### Exercise objective
Everything in the data should be repeated exactly, save for the images.

### Provided material
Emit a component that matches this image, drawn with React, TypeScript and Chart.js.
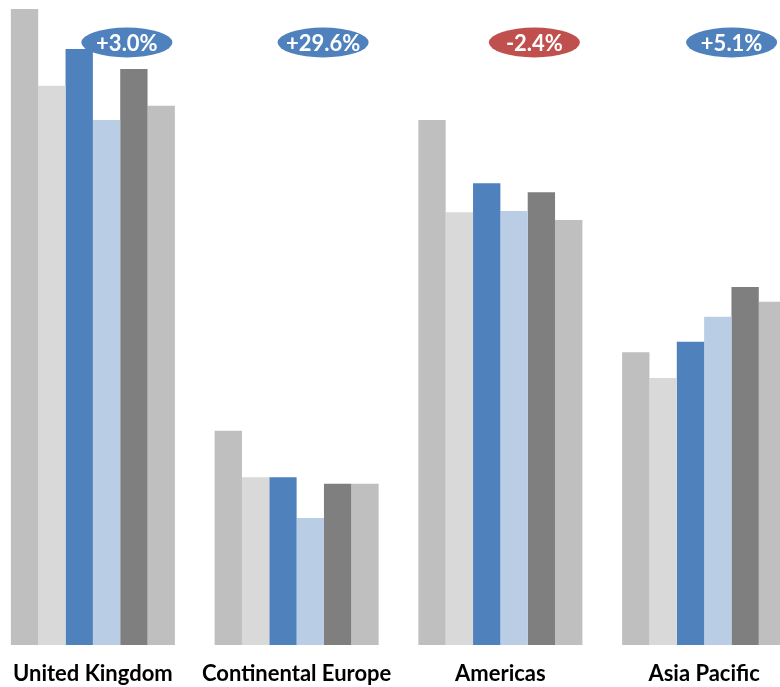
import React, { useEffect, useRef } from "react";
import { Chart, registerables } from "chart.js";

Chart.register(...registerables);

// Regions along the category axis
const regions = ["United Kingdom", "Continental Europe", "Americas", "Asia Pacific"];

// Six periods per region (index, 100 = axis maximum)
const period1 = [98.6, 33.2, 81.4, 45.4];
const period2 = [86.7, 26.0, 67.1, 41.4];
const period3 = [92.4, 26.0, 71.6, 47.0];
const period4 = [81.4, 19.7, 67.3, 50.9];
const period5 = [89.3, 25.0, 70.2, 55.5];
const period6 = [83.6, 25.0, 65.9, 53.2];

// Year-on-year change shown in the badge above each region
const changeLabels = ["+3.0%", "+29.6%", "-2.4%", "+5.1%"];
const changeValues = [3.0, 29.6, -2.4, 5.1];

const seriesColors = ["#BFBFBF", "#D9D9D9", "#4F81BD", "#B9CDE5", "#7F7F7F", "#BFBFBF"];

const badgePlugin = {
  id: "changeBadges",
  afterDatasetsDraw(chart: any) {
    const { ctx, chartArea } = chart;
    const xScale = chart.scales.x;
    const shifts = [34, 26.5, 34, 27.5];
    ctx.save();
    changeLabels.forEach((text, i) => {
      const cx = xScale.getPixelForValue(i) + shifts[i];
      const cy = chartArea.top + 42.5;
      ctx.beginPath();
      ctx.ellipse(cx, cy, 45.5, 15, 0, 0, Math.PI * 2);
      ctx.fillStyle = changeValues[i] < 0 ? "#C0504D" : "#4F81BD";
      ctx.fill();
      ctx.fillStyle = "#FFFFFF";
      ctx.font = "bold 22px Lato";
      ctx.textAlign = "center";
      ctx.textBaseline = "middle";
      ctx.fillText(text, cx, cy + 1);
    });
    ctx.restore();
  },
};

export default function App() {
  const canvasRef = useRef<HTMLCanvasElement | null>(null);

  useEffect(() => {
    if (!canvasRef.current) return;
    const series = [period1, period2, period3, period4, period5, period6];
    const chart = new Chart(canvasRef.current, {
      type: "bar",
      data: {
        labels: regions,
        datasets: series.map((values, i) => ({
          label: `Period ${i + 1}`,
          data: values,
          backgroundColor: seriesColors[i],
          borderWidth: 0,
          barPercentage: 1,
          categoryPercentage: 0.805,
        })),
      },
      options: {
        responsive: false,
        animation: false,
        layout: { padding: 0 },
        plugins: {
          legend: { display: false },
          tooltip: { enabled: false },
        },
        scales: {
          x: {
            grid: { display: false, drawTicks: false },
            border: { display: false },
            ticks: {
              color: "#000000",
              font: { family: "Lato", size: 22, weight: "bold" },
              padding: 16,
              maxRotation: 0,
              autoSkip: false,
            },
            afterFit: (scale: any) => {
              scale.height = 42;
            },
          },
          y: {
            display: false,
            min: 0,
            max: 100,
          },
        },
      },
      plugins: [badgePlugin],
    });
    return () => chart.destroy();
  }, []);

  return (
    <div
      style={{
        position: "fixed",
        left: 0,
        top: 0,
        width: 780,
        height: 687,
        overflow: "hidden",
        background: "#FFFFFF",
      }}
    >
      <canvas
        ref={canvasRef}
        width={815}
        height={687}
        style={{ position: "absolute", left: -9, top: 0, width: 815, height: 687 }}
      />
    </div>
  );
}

### Problem solution
Emit a component that matches this image, drawn with React, TypeScript and Chart.js.
import React, { useEffect, useRef } from "react";
import { Chart, registerables } from "chart.js";

Chart.register(...registerables);

// Regions along the category axis
const regions = ["United Kingdom", "Continental Europe", "Americas", "Asia Pacific"];

// Six periods per region (index, 100 = axis maximum)
const period1 = [98.6, 33.2, 81.4, 45.4];
const period2 = [86.7, 26.0, 67.1, 41.4];
const period3 = [92.4, 26.0, 71.6, 47.0];
const period4 = [81.4, 19.7, 67.3, 50.9];
const period5 = [89.3, 25.0, 70.2, 55.5];
const period6 = [83.6, 25.0, 65.9, 53.2];

// Year-on-year change shown in the badge above each region
const changeLabels = ["+3.0%", "+29.6%", "-2.4%", "+5.1%"];
const changeValues = [3.0, 29.6, -2.4, 5.1];

const seriesColors = ["#BFBFBF", "#D9D9D9", "#4F81BD", "#B9CDE5", "#7F7F7F", "#BFBFBF"];

const badgePlugin = {
  id: "changeBadges",
  afterDatasetsDraw(chart: any) {
    const { ctx, chartArea } = chart;
    const xScale = chart.scales.x;
    const shifts = [34, 26.5, 34, 27.5];
    ctx.save();
    changeLabels.forEach((text, i) => {
      const cx = xScale.getPixelForValue(i) + shifts[i];
      const cy = chartArea.top + 42.5;
      ctx.beginPath();
      ctx.ellipse(cx, cy, 45.5, 15, 0, 0, Math.PI * 2);
      ctx.fillStyle = changeValues[i] < 0 ? "#C0504D" : "#4F81BD";
      ctx.fill();
      ctx.fillStyle = "#FFFFFF";
      ctx.font = "bold 22px Lato";
      ctx.textAlign = "center";
      ctx.textBaseline = "middle";
      ctx.fillText(text, cx, cy + 1);
    });
    ctx.restore();
  },
};

export default function App() {
  const canvasRef = useRef<HTMLCanvasElement | null>(null);

  useEffect(() => {
    if (!canvasRef.current) return;
    const series = [period1, period2, period3, period4, period5, period6];
    const chart = new Chart(canvasRef.current, {
      type: "bar",
      data: {
        labels: regions,
        datasets: series.map((values, i) => ({
          label: `Period ${i + 1}`,
          data: values,
          backgroundColor: seriesColors[i],
          borderWidth: 0,
          barPercentage: 1,
          categoryPercentage: 0.805,
        })),
      },
      options: {
        responsive: false,
        animation: false,
        layout: { padding: 0 },
        plugins: {
          legend: { display: false },
          tooltip: { enabled: false },
        },
        scales: {
          x: {
            grid: { display: false, drawTicks: false },
            border: { display: false },
            ticks: {
              color: "#000000",
              font: { family: "Lato", size: 22, weight: "bold" },
              padding: 16,
              maxRotation: 0,
              autoSkip: false,
            },
            afterFit: (scale: any) => {
              scale.height = 42;
            },
          },
          y: {
            display: false,
            min: 0,
            max: 100,
          },
        },
      },
      plugins: [badgePlugin],
    });
    return () => chart.destroy();
  }, []);

  return (
    <div
      style={{
        position: "fixed",
        left: 0,
        top: 0,
        width: 780,
        height: 687,
        overflow: "hidden",
        background: "#FFFFFF",
      }}
    >
      <canvas
        ref={canvasRef}
        width={815}
        height={687}
        style={{ position: "absolute", left: -9, top: 0, width: 815, height: 687 }}
      />
    </div>
  );
}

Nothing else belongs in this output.